### Provided material
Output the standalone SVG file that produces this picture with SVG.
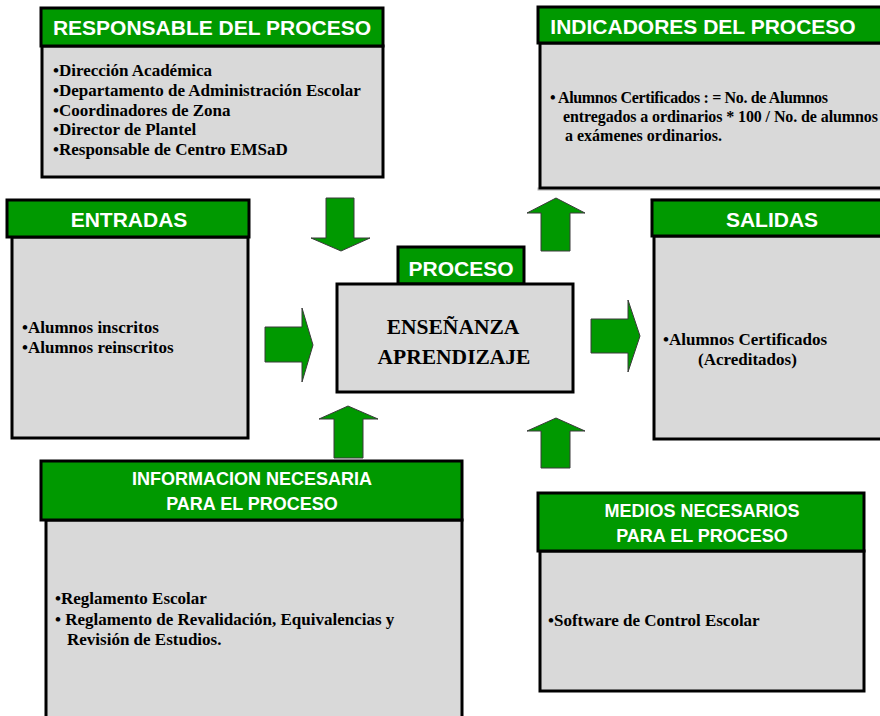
<svg xmlns="http://www.w3.org/2000/svg" width="880" height="716" viewBox="0 0 880 716">
<style>
.hd{fill:#009900;stroke:#000;stroke-width:3}
.bd{fill:#d9d9d9;stroke:#000;stroke-width:3}
.sh{fill:none;stroke:#b0b0b0;stroke-width:1}
.ht{font-family:"Liberation Sans",Arial,sans-serif;font-weight:bold;fill:#fff;text-anchor:middle}
.bt{font-family:"Liberation Serif","Times New Roman",serif;font-weight:bold;fill:#000}
.b17{font-size:17px}
.b15{font-size:16px}
.b23{font-size:21.5px}
.h21{font-size:21px}
.h18{font-size:18px}
.ar{fill:#009900;stroke:#3a3a3a;stroke-width:1}
</style>
<rect width="880" height="716" fill="#fff"/>

<g id="connectors">
<polygon class="ar" points="326,198 354,198 354,238 370,238 341,251 311,238 326,238"/>
<polygon class="ar" points="541,251 570,251 570,213 585,213 556,198 527,213 541,213"/>
<polygon class="ar" points="265,327 302,327 302,308 313,345 302,382 302,362 265,362"/>
<polygon class="ar" points="591,319 628,319 628,300 640,336 628,372 628,353 591,353"/>
<polygon class="ar" points="334,458 363,458 363,419 378,419 348,406 319,419 334,419"/>
<polygon class="ar" points="541,468 570,468 570,431 585,431 556,418 527,431 541,431"/>
</g>

<g id="responsable">
<rect class="bd" x="42" y="46" width="341" height="131"/>
<rect class="hd" x="41" y="8" width="342" height="38"/>
<text class="ht h21" x="212" y="35">RESPONSABLE DEL PROCESO</text>
<text class="bt b17" x="53" y="76">•Dirección Académica</text>
<text class="bt b17" x="53" y="96">•Departamento de Administración Escolar</text>
<text class="bt b17" x="53" y="116">•Coordinadores de Zona</text>
<text class="bt b17" x="53" y="135">•Director de Plantel</text>
<text class="bt b17" x="53" y="155">•Responsable de Centro EMSaD</text>
</g>

<g id="indicadores">
<rect class="sh" x="538" y="188" width="350" height="2"/>
<rect class="bd" x="540" y="43" width="350" height="145"/>
<rect class="hd" x="538" y="7" width="352" height="36"/>
<text class="ht h21" x="703" y="34">INDICADORES DEL PROCESO</text>
<text class="bt b15" x="550" y="103" textLength="278" lengthAdjust="spacing">• Alumnos Certificados : = No. de Alumnos</text>
<text class="bt b15" x="563" y="122" textLength="315" lengthAdjust="spacing">entregados a ordinarios * 100 / No. de alumnos</text>
<text class="bt b15" x="565" y="141" textLength="157" lengthAdjust="spacing">a exámenes ordinarios.</text>
</g>

<g id="entradas">
<rect class="bd" x="12" y="237" width="236" height="201"/>
<rect class="hd" x="7" y="200" width="242" height="37"/>
<text class="ht h21" x="129" y="227">ENTRADAS</text>
<text class="bt b17" x="22" y="333">•Alumnos inscritos</text>
<text class="bt b17" x="22" y="353">•Alumnos reinscritos</text>
</g>

<g id="proceso">
<rect class="hd" x="398" y="247" width="126" height="37"/>
<text class="ht h21" x="461" y="276">PROCESO</text>
<rect class="bd" x="337" y="284" width="236" height="108"/>
<text class="bt b23" x="453" y="334" text-anchor="middle">ENSEÑANZA</text>
<text class="bt b23" x="454" y="364" text-anchor="middle">APRENDIZAJE</text>
</g>

<g id="salidas">
<rect class="sh" x="651" y="199" width="240" height="1"/>
<rect class="bd" x="654" y="236" width="236" height="203"/>
<rect class="hd" x="652" y="200" width="238" height="36"/>
<text class="ht h21" x="772" y="227">SALIDAS</text>
<text class="bt b17" x="663" y="345">•Alumnos Certificados</text>
<text class="bt b17" x="698" y="365">(Acreditados)</text>
</g>

<g id="informacion">
<rect class="bd" x="46" y="520" width="416" height="210"/>
<rect class="hd" x="41" y="461" width="421" height="59"/>
<text class="ht h18" x="252" y="485">INFORMACION NECESARIA</text>
<text class="ht h18" x="252" y="510">PARA EL PROCESO</text>
<text class="bt b17" x="55" y="604">•Reglamento Escolar</text>
<text class="bt b17" x="55" y="625">• Reglamento de Revalidación, Equivalencias y</text>
<text class="bt b17" x="67" y="645">Revisión de Estudios.</text>
</g>

<g id="medios">
<rect class="bd" x="540" y="551" width="324" height="140"/>
<rect class="hd" x="538" y="493" width="326" height="58"/>
<text class="ht h18" x="702" y="517">MEDIOS NECESARIOS</text>
<text class="ht h18" x="702" y="542">PARA EL PROCESO</text>
<text class="bt b17" x="548" y="626">•Software de Control Escolar</text>
</g>
</svg>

### Exercise goal
Your task is to repeat the material above exactly, without its pictures.

### Solved exercise
Output the standalone SVG file that produces this picture with SVG.
<svg xmlns="http://www.w3.org/2000/svg" width="880" height="716" viewBox="0 0 880 716">
<style>
.hd{fill:#009900;stroke:#000;stroke-width:3}
.bd{fill:#d9d9d9;stroke:#000;stroke-width:3}
.sh{fill:none;stroke:#b0b0b0;stroke-width:1}
.ht{font-family:"Liberation Sans",Arial,sans-serif;font-weight:bold;fill:#fff;text-anchor:middle}
.bt{font-family:"Liberation Serif","Times New Roman",serif;font-weight:bold;fill:#000}
.b17{font-size:17px}
.b15{font-size:16px}
.b23{font-size:21.5px}
.h21{font-size:21px}
.h18{font-size:18px}
.ar{fill:#009900;stroke:#3a3a3a;stroke-width:1}
</style>
<rect width="880" height="716" fill="#fff"/>

<g id="connectors">
<polygon class="ar" points="326,198 354,198 354,238 370,238 341,251 311,238 326,238"/>
<polygon class="ar" points="541,251 570,251 570,213 585,213 556,198 527,213 541,213"/>
<polygon class="ar" points="265,327 302,327 302,308 313,345 302,382 302,362 265,362"/>
<polygon class="ar" points="591,319 628,319 628,300 640,336 628,372 628,353 591,353"/>
<polygon class="ar" points="334,458 363,458 363,419 378,419 348,406 319,419 334,419"/>
<polygon class="ar" points="541,468 570,468 570,431 585,431 556,418 527,431 541,431"/>
</g>

<g id="responsable">
<rect class="bd" x="42" y="46" width="341" height="131"/>
<rect class="hd" x="41" y="8" width="342" height="38"/>
<text class="ht h21" x="212" y="35">RESPONSABLE DEL PROCESO</text>
<text class="bt b17" x="53" y="76">•Dirección Académica</text>
<text class="bt b17" x="53" y="96">•Departamento de Administración Escolar</text>
<text class="bt b17" x="53" y="116">•Coordinadores de Zona</text>
<text class="bt b17" x="53" y="135">•Director de Plantel</text>
<text class="bt b17" x="53" y="155">•Responsable de Centro EMSaD</text>
</g>

<g id="indicadores">
<rect class="sh" x="538" y="188" width="350" height="2"/>
<rect class="bd" x="540" y="43" width="350" height="145"/>
<rect class="hd" x="538" y="7" width="352" height="36"/>
<text class="ht h21" x="703" y="34">INDICADORES DEL PROCESO</text>
<text class="bt b15" x="550" y="103" textLength="278" lengthAdjust="spacing">• Alumnos Certificados : = No. de Alumnos</text>
<text class="bt b15" x="563" y="122" textLength="315" lengthAdjust="spacing">entregados a ordinarios * 100 / No. de alumnos</text>
<text class="bt b15" x="565" y="141" textLength="157" lengthAdjust="spacing">a exámenes ordinarios.</text>
</g>

<g id="entradas">
<rect class="bd" x="12" y="237" width="236" height="201"/>
<rect class="hd" x="7" y="200" width="242" height="37"/>
<text class="ht h21" x="129" y="227">ENTRADAS</text>
<text class="bt b17" x="22" y="333">•Alumnos inscritos</text>
<text class="bt b17" x="22" y="353">•Alumnos reinscritos</text>
</g>

<g id="proceso">
<rect class="hd" x="398" y="247" width="126" height="37"/>
<text class="ht h21" x="461" y="276">PROCESO</text>
<rect class="bd" x="337" y="284" width="236" height="108"/>
<text class="bt b23" x="453" y="334" text-anchor="middle">ENSEÑANZA</text>
<text class="bt b23" x="454" y="364" text-anchor="middle">APRENDIZAJE</text>
</g>

<g id="salidas">
<rect class="sh" x="651" y="199" width="240" height="1"/>
<rect class="bd" x="654" y="236" width="236" height="203"/>
<rect class="hd" x="652" y="200" width="238" height="36"/>
<text class="ht h21" x="772" y="227">SALIDAS</text>
<text class="bt b17" x="663" y="345">•Alumnos Certificados</text>
<text class="bt b17" x="698" y="365">(Acreditados)</text>
</g>

<g id="informacion">
<rect class="bd" x="46" y="520" width="416" height="210"/>
<rect class="hd" x="41" y="461" width="421" height="59"/>
<text class="ht h18" x="252" y="485">INFORMACION NECESARIA</text>
<text class="ht h18" x="252" y="510">PARA EL PROCESO</text>
<text class="bt b17" x="55" y="604">•Reglamento Escolar</text>
<text class="bt b17" x="55" y="625">• Reglamento de Revalidación, Equivalencias y</text>
<text class="bt b17" x="67" y="645">Revisión de Estudios.</text>
</g>

<g id="medios">
<rect class="bd" x="540" y="551" width="324" height="140"/>
<rect class="hd" x="538" y="493" width="326" height="58"/>
<text class="ht h18" x="702" y="517">MEDIOS NECESARIOS</text>
<text class="ht h18" x="702" y="542">PARA EL PROCESO</text>
<text class="bt b17" x="548" y="626">•Software de Control Escolar</text>
</g>
</svg>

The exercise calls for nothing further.